U.S. Employers Hire Virtual Providers as Weight-Loss Drug Gatekeepers
U.S. employers facing surging costs from paying for Novo Nordisk’s (NOVOb.CO)Wegovy and similar obesity drugs are hiring virtual healthcare providers like Teladoc (TDOC.N) to implement weight-loss management programs, a dozen consultants, pharmacy benefit managers, analysts, and providers told Reuters.
These programs may require diet and exercise before granting access to the medicines, and in some cases will become employees’ sole covered option for medications like Wegovy and Eli Lilly’s (LLY.N) rival therapy Zepbound, which have list prices of more than $1,000 a month.

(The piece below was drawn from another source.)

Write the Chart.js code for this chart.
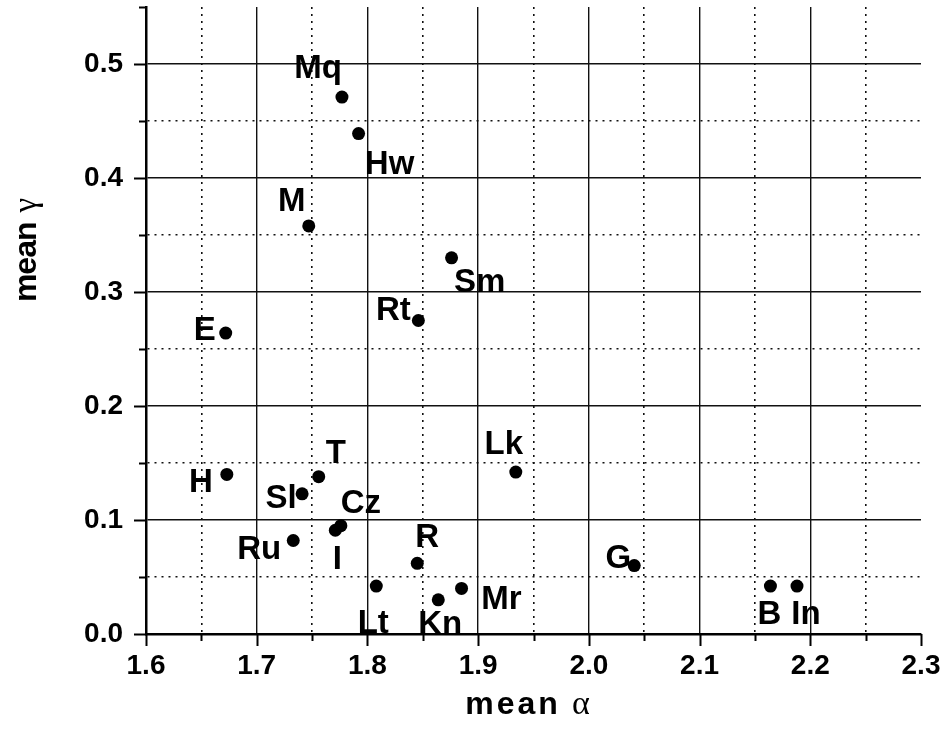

Truist analyst Jailendra Singh forecasts the market for virtual obesity drug management could reach $700 million in 2024 and grow to as much as $9 billion longer term, assuming providers charge around $30 per member, per month, and $50 for physician appointments.

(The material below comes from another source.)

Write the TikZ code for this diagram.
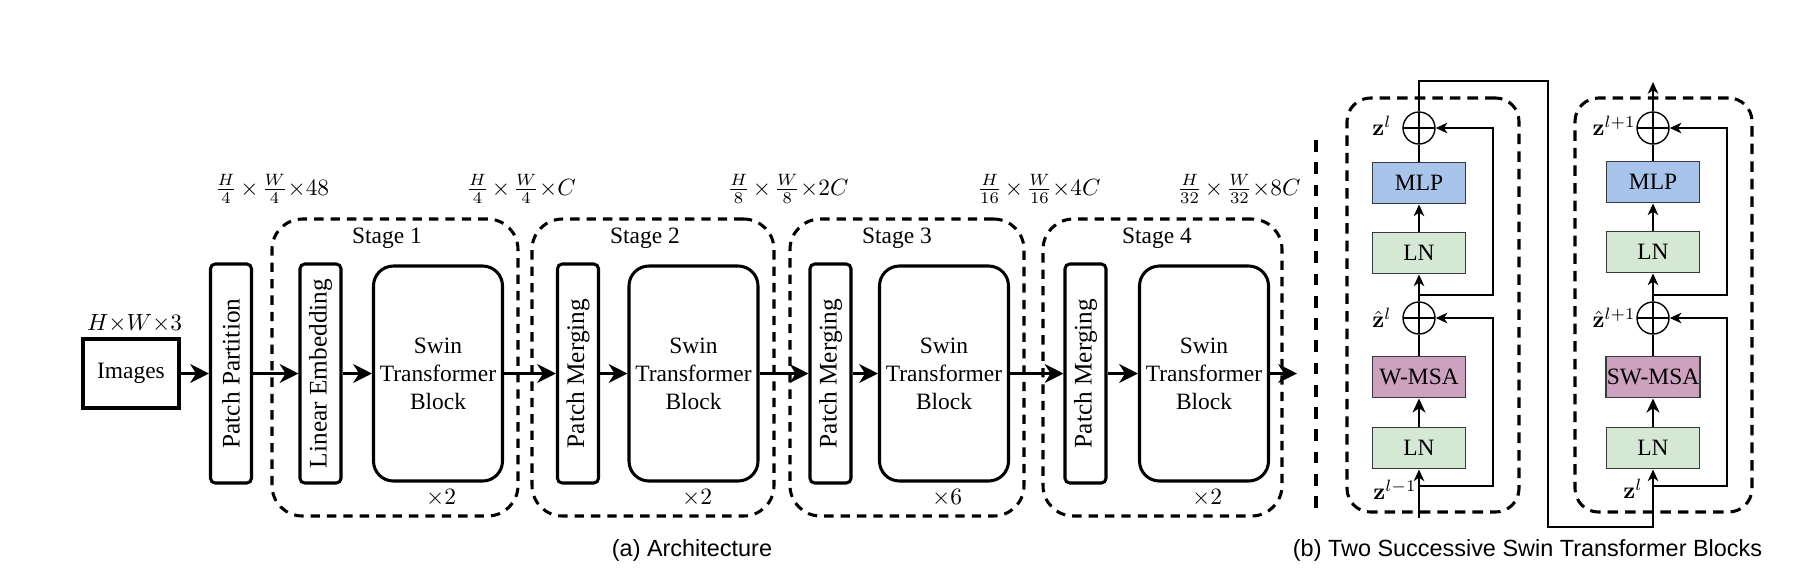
\documentclass[tikz,border=0pt]{standalone}
\usepackage{amsmath, amssymb}
\usepackage[no-math]{fontspec}
\setmainfont{Liberation Serif}
\newfontfamily\capfont{Liberation Sans}
\usetikzlibrary{arrows.meta}
\usetikzlibrary{calc}

\newcommand{\pxu}{0.015cm}
\newcommand{\tx}{\mkern-1.5mu\times\mkern-1.5mu}
\definecolor{mlpblue}{HTML}{A9C4EB}
\definecolor{lngreen}{HTML}{D5E8D4}
\definecolor{msapink}{HTML}{CDA2BE}
\definecolor{boxedge}{HTML}{36393D}

\tikzset{
	plainbox/.style={draw, line width=1.3pt, minimum width=96*\pxu, minimum height=69*\pxu, inner sep=0pt},
	tallbox/.style={draw, line width=1.3pt, rounded corners=2pt, rotate=90, minimum width=219*\pxu, minimum height=41*\pxu, inner sep=0pt, font=\fontsize{10.8}{13}\selectfont},
	swinbox/.style={draw, line width=1.3pt, rounded corners=8.5pt, minimum width=129*\pxu, minimum height=215*\pxu, inner sep=0pt, align=center},
	stagebox/.style={draw, line width=1.3pt, dash pattern=on 4pt off 3pt, rounded corners=13pt, inner sep=0pt},
	flow/.style={line width=1.3pt, -{Stealth[length=8pt, width=8pt, inset=2.5pt]}},
	layerbox/.style={draw=boxedge, line width=0.8pt, minimum width=93*\pxu, minimum height=41*\pxu, inner sep=1pt},
	addnode/.style={draw, circle, line width=0.6pt, minimum size=32*\pxu, inner sep=0pt,
		path picture={\draw[line width=0.6pt] (path picture bounding box.north) -- (path picture bounding box.south)
			(path picture bounding box.west) -- (path picture bounding box.east);}},
	blockbox/.style={draw, line width=1.3pt, dash pattern=on 4.5pt off 3pt, rounded corners=10pt, inner sep=0pt},
	link/.style={line width=0.6pt},
	linkarr/.style={line width=0.6pt, -{Stealth[length=5pt, width=4.5pt, inset=1.5pt]}},
	boldarr/.style={line width=1.2pt, -{Stealth[length=6pt, width=5.5pt, inset=1.8pt]}},
	zlab/.style={anchor=east, inner sep=0pt}
}

\begin{document}
\begin{tikzpicture}[x=\pxu, y=-\pxu]
	\useasboundingbox (0,0) rectangle (1819,571);

	% (a) architecture
	\node[stagebox, minimum width=246*\pxu, minimum height=297*\pxu] (stA) at (395,367.5) {};
	\node[stagebox, minimum width=242*\pxu, minimum height=297*\pxu] (stB) at (653,367.5) {};
	\node[stagebox, minimum width=234*\pxu, minimum height=297*\pxu] (stC) at (907,367.5) {};
	\node[stagebox, minimum width=239*\pxu, minimum height=297*\pxu] (stD) at (1162.5,367.5) {};
	\node (stAlab) at (387,238.5) {Stage 1};
	\node (stBlab) at (645,238.5) {Stage 2};
	\node (stClab) at (897,238.5) {Stage 3};
	\node (stDlab) at (1157,238.5) {Stage 4};

	\node[plainbox] (img) at (131,373.5) {Images};
	\node (imgdim) at (134.5,323.5) {$H{\times}W{\times}3$};
	\node[tallbox] (part) at (231,373.5) {Patch Partition};
	\node[tallbox] (embed) at (320.5,373.5) {Linear Embedding};
	\node[swinbox] (swA) at (438,373.5) {Swin\\Transformer\\Block};
	\node[tallbox] (mergeB) at (578,373.5) {Patch Merging};
	\node[swinbox] (swB) at (693.5,373.5) {Swin\\Transformer\\Block};
	\node[tallbox] (mergeC) at (830.5,373.5) {Patch Merging};
	\node[swinbox] (swC) at (944,373.5) {Swin\\Transformer\\Block};
	\node[tallbox] (mergeD) at (1085.5,373.5) {Patch Merging};
	\node[swinbox] (swD) at (1204,373.5) {Swin\\Transformer\\Block};
	\coordinate (archout) at (1297,373.5);

	\node (repA) at (441,498) {$\times2$};
	\node (repB) at (697,498) {$\times2$};
	\node (repC) at (947,498) {$\times6$};
	\node (repD) at (1207,498) {$\times2$};

	\node (dimA) at (272,189) {$\frac{H}{4}\tx\frac{W}{4}{\times}48$};
	\node (dimB) at (521,189) {$\frac{H}{4}\tx\frac{W}{4}{\times}C$};
	\node (dimC) at (788,189) {$\frac{H}{8}\tx\frac{W}{8}{\times}2C$};
	\node (dimD) at (1039,189) {$\frac{H}{16}\tx\frac{W}{16}{\times}4C$};
	\node (dimE) at (1239,189) {$\frac{H}{32}\tx\frac{W}{32}{\times}8C$};

	\draw[flow] (img) -- (part);
	\draw[flow] (part) -- (embed);
	\draw[flow] (embed) -- (swA);
	\draw[flow] (swA) -- (mergeB);
	\draw[flow] (mergeB) -- (swB);
	\draw[flow] (swB) -- (mergeC);
	\draw[flow] (mergeC) -- (swC);
	\draw[flow] (swC) -- (mergeD);
	\draw[flow] (mergeD) -- (swD);
	\draw[flow] (swD) -- (archout);

	\node[font=\capfont] (capA) at (692,550) {(a) Architecture};

	% separator
	\draw[line width=1.8pt, dash pattern=on 5pt off 4.5pt] (1316,140) -- (1316,515);

	% (b) two successive blocks
	\node[blockbox, minimum width=172*\pxu, minimum height=414*\pxu] (blkA) at (1433,305) {};
	\node[blockbox, minimum width=177*\pxu, minimum height=414*\pxu] (blkB) at (1663.5,305) {};

	\node[layerbox, fill=mlpblue] (mlpA) at (1419,183) {MLP};
	\node[layerbox, fill=lngreen] (lnAtop) at (1419,253) {LN};
	\node[layerbox, fill=msapink] (msaA) at (1419,377) {W-MSA};
	\node[layerbox, fill=lngreen] (lnAbot) at (1419,448) {LN};
	\node[addnode] (addAtop) at (1419,128) {};
	\node[addnode] (addAbot) at (1419,318) {};

	\node[layerbox, fill=mlpblue] (mlpB) at (1653,182) {MLP};
	\node[layerbox, fill=lngreen] (lnBtop) at (1653,252) {LN};
	\node[layerbox, fill=msapink, inner xsep=0.5pt] (msaB) at (1653,377) {SW-MSA};
	\node[layerbox, fill=lngreen] (lnBbot) at (1653,448) {LN};
	\node[addnode] (addBtop) at (1653,128) {};
	\node[addnode] (addBbot) at (1653,318) {};

	\node[zlab] (zAtop) at (1392,126) {$\mathbf{z}^{l}$};
	\node[zlab] (zAmid) at (1392,318) {$\hat{\mathbf{z}}^{l}$};
	\node[zlab] (zAin) at (1417,490) {$\mathbf{z}^{l-1}$};
	\node[zlab] (zBtop) at (1636,126) {$\mathbf{z}^{l+1}$};
	\node[zlab] (zBmid) at (1636,318) {$\hat{\mathbf{z}}^{l+1}$};
	\node[zlab] (zBin) at (1643,489) {$\mathbf{z}^{l}$};

	\coordinate (inA) at (1419,518);
	\coordinate (forkAbot) at (1419,486);
	\coordinate (forkAtop) at (1419,295);
	\coordinate (skipAbot) at (1493,486);
	\coordinate (skipAmid) at (1493,318);
	\coordinate (skipAtop) at (1493,295);
	\coordinate (skipAend) at (1493,128);
	\coordinate (loopA) at (1419,81);
	\coordinate (loopB) at (1548,81);
	\coordinate (loopC) at (1548,527);
	\coordinate (loopD) at (1653,527);
	\coordinate (forkBbot) at (1653,486);
	\coordinate (forkBtop) at (1653,295);
	\coordinate (skipBbot) at (1727,486);
	\coordinate (skipBmid) at (1727,318);
	\coordinate (skipBtop) at (1727,295);
	\coordinate (skipBend) at (1727,128);
	\coordinate (outB) at (1653,82);

	\draw[linkarr] (inA) -- (lnAbot);
	\draw[boldarr] (lnAbot) -- (msaA);
	\draw[link] (msaA) -- (addAbot);
	\draw[linkarr] (addAbot) -- (lnAtop);
	\draw[linkarr] (lnAtop) -- (mlpA);
	\draw[link] (mlpA) -- (addAtop);
	\draw[linkarr] (forkAbot) -- (skipAbot) -- (skipAmid) -- (addAbot);
	\draw[linkarr] (forkAtop) -- (skipAtop) -- (skipAend) -- (addAtop);
	\draw[linkarr] (addAtop) -- (loopA) -- (loopB) -- (loopC) -- (loopD) -- (lnBbot);

	\draw[boldarr] (lnBbot) -- (msaB);
	\draw[link] (msaB) -- (addBbot);
	\draw[linkarr] (addBbot) -- (lnBtop);
	\draw[linkarr] (lnBtop) -- (mlpB);
	\draw[link] (mlpB) -- (addBtop);
	\draw[linkarr] (forkBbot) -- (skipBbot) -- (skipBmid) -- (addBbot);
	\draw[linkarr] (forkBtop) -- (skipBtop) -- (skipBend) -- (addBtop);
	\draw[linkarr] (addBtop) -- (outB);

	\node[font=\capfont] (capB) at (1527.5,550) {(b) Two Successive Swin Transformer Blocks};
\end{tikzpicture}
\end{document}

Sanofi Scraps $750 Million Drug Deal, After FTC Sues on Antitrust Grounds
French pharma company Sanofi scrapped a $750 million drug licensing deal with California-based Maze Therapeutics, just hours after the FTC sued to block the arrangement.

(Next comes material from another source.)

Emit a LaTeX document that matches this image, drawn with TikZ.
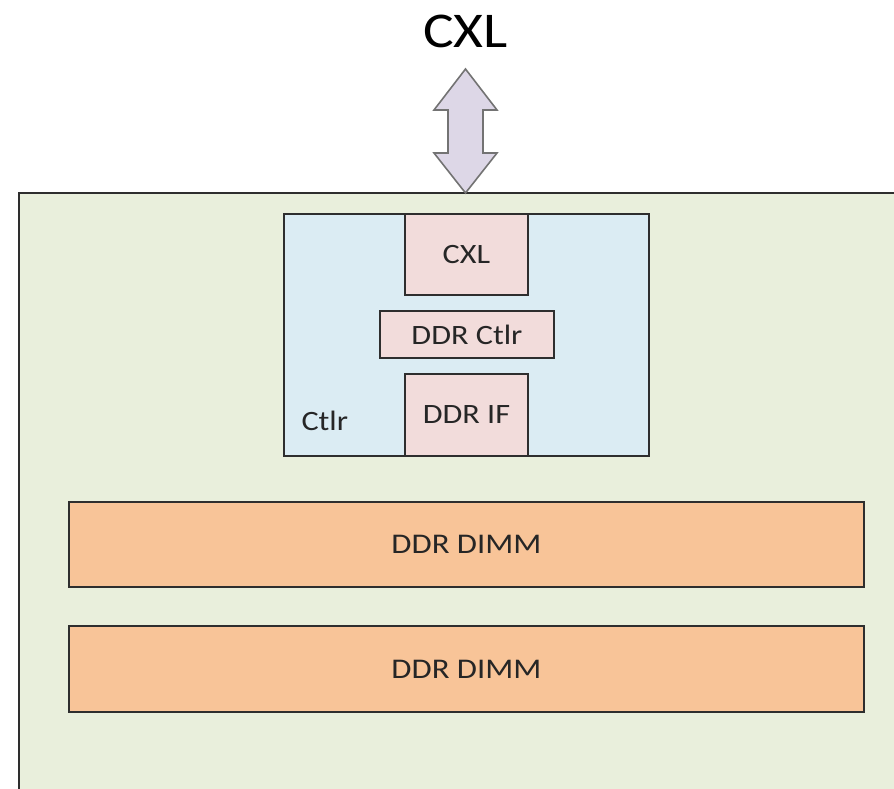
\documentclass[tikz,border=0pt]{standalone}
\usepackage{fontspec}
\setmainfont{Carlito}[FakeStretch=1.15]
\definecolor{boardfill}{HTML}{E9EFDC}
\definecolor{ctlrfill}{HTML}{DBECF3}
\definecolor{blockfill}{HTML}{F2DCDB}
\definecolor{dimmfill}{HTML}{F8C498}
\definecolor{arrowfill}{HTML}{DDD7E7}
\definecolor{edge}{HTML}{2E2E2E}
\tikzset{
  board/.style={draw=edge, line width=1.8pt, fill=boardfill},
  ctlrbox/.style={draw=edge, line width=1.9pt, fill=ctlrfill},
  block/.style={draw=edge, line width=1.9pt, fill=blockfill, inner sep=0pt,
    font=\fontsize{28}{30}\selectfont, text=black!85},
  dimm/.style={draw=edge, line width=1.9pt, fill=dimmfill, inner sep=0pt,
    font=\fontsize{28.5}{30}\selectfont, text=black!85},
  bus/.style={draw=black!55, line width=1.6pt, fill=arrowfill, line join=miter},
}
\begin{document}
\begin{tikzpicture}[x=1pt,y=-1pt]
  \useasboundingbox (0,0) rectangle (894,789);
  \begin{scope}
    \clip (0,0) rectangle (894,789);
    % memory board
    \path[board] (19,193) rectangle (905,800);
  \end{scope}
  % host link
  \node[font=\fontsize{50}{54}\selectfont, text=black] (title) at (465.5,31) {CXL};
  \coordinate (bustop) at (465.5,69);
  \coordinate (busbot) at (465.5,193);
  \path[bus] (bustop) -- (497,110) -- (483,110) -- (483,153) -- (497,153)
    -- (busbot) -- (434,153) -- (448,153) -- (448,110) -- (434,110) -- cycle;
  % controller
  \node[ctlrbox, anchor=north west, minimum width=365pt, minimum height=242pt,
    inner sep=0pt] (ctlr) at (283,213) {};
  \node[font=\fontsize{28}{30}\selectfont, text=black!85, anchor=base west]
    (ctlrlabel) at (298,430) {Ctlr};
  \node[block, anchor=north west, minimum width=123pt, minimum height=81pt]
    (cxl) at (404,213) {CXL};
  \node[block, anchor=north west, minimum width=174pt, minimum height=47pt]
    (ddrctlr) at (379,310) {DDR Ctlr};
  \node[block, anchor=north west, minimum width=123pt, minimum height=82pt]
    (ddrif) at (404,373) {DDR IF};
  % memory modules
  \node[dimm, anchor=north west, minimum width=795pt, minimum height=85pt]
    (dimma) at (68,501) {DDR DIMM};
  \node[dimm, anchor=north west, minimum width=795pt, minimum height=86pt]
    (dimmb) at (68,625) {DDR DIMM};
\end{tikzpicture}
\end{document}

Why it matters: This is a significant, and de facto successful, expansion of the Biden administration’s “killer acquisition” theory, to a drug that’s still in the early stages of development.
Details: The global licensing deal was for a Phase 1 drug candidate focused on a rare genetic condition called Pompe disease, and included $150 million in upfront cash and another $600 million in earnouts.
Companies Market Stem Cell Treatments to Long COVID Patients — Prices Are High but Evidence Is Scant That Therapies Work, Researchers Say
Clinics that sell stem cell and exosome treatments have turned their attention to long COVID patients, researchers found.
Among 38 businesses selling such treatments for COVID-19, the majority (36) marketed those therapies for long COVID, stated Leigh Turner, Ph.D., of the University of California Irvine, and colleagues in Stem Cell Reports.
“We didn’t think the pattern was going to emerge as strongly as it did,” Turner told MedPage Today. Turner and colleagues found that these products weren’t cheap. Among the nine businesses that provided information on how much they charged, the least expensive product was $2,950, while the most expensive product cost $25,000. The average listed cost was $11,322, they found.
“It is understandable that individuals seeking relief from shortness of breath, fatigue, ‘brain fog,’ heart palpitations, loss of smell, and other symptoms search for interventions that might help them,” Turner and colleagues wrote. “Acknowledging the suffering and agency of such persons, members of this patient population are vulnerable to having their suffering, desperation, and hope exploited by entities making appealing therapeutic claims without having the scientific evidence needed to make such representations.”
French Drugmaker Receives Funding for Combination Antibiotic
French biopharmaceutical company Antabio announced today that it has raised $25 million in financing to continue the development of a next-generation antibacterial combination for severe drug-resistant infections.
The funding, which includes investments from the AMR Action Fund and the EIC Fund, will enable Antabio to complete phase 2 clinical studies of MEM-ANT3310, an investigational drug that combines the carbapenem antibiotic meropenem with Antabio’s serine beta-lactamase inhibitor ANT3310. The combination is designed to target beta-lactamase–producing, gram-negative pathogens such as carbapenem-resistant Acinetobacter baumannii, carbapenem-resistant Enterobacterales, and Pseudomonas aeruginosa.
Antabio says MEM-ANT3310 presents a “truly differentiated alternative” to life-threatening infections caused by these pathogens, including hospital-acquired and ventilator-associated pneumonia.